Lalu, petunjuk sebagaimana dimaksud hanya dapat diperoleh dari keterangan saksi, surat, dan/atau keterangan terdakwa.[10] Penilaian atas kekuatan pembuktian dari suatu petunjuk dalam setiap keadaan tertentu dilakukan oleh hakim dengan arif lagi bijaksana setelah ia mengadakan pemeriksaan dengan penuh kecermatan dan kesaksamaan berdasarkan hati nuraninya.[11]
Alat Bukti Keterangan Terdakwa
Pada dasarnya, semua keterangan terdakwa hendaknya didengar. Apakah itu berupa penyangkalan, pengakuan, ataupun pengakuan sebagian dari perbuatan atau keadaan. Keterangan terdakwa tidak perlu sama dengan pengakuan, karena pengakuan sebagai alat bukti mempunyai syarat sebagai berikut:[12]

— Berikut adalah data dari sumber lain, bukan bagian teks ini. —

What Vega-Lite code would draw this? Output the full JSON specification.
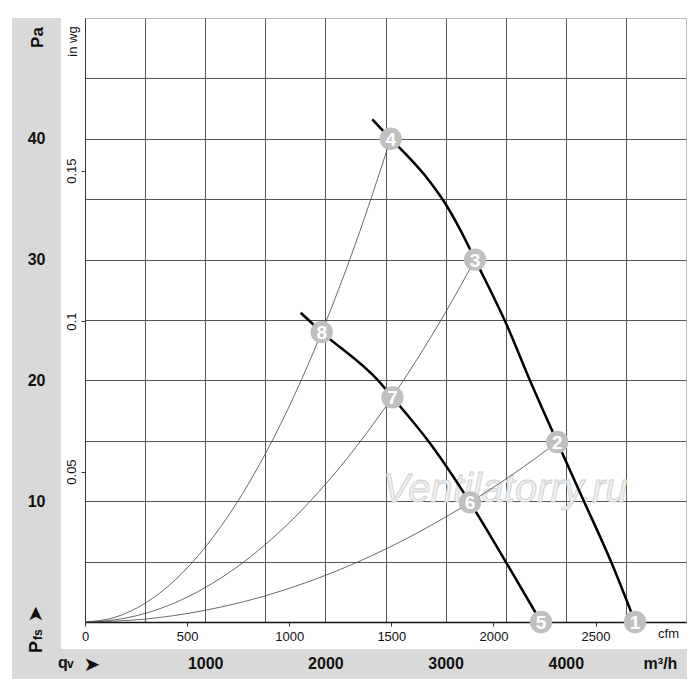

Mengaku ia yang melakukan delik yang didakwakan;
Mengaku ia bersalah.
Keterangan terdakwa sebagai alat bukti dengan demikian lebih luas dari pengertian pengakuan terdakwa, bahkan menurut Memorie van Toelichting Ned. Sv., penyangkalan terdakwa boleh juga menjadi alat bukti sah.[13]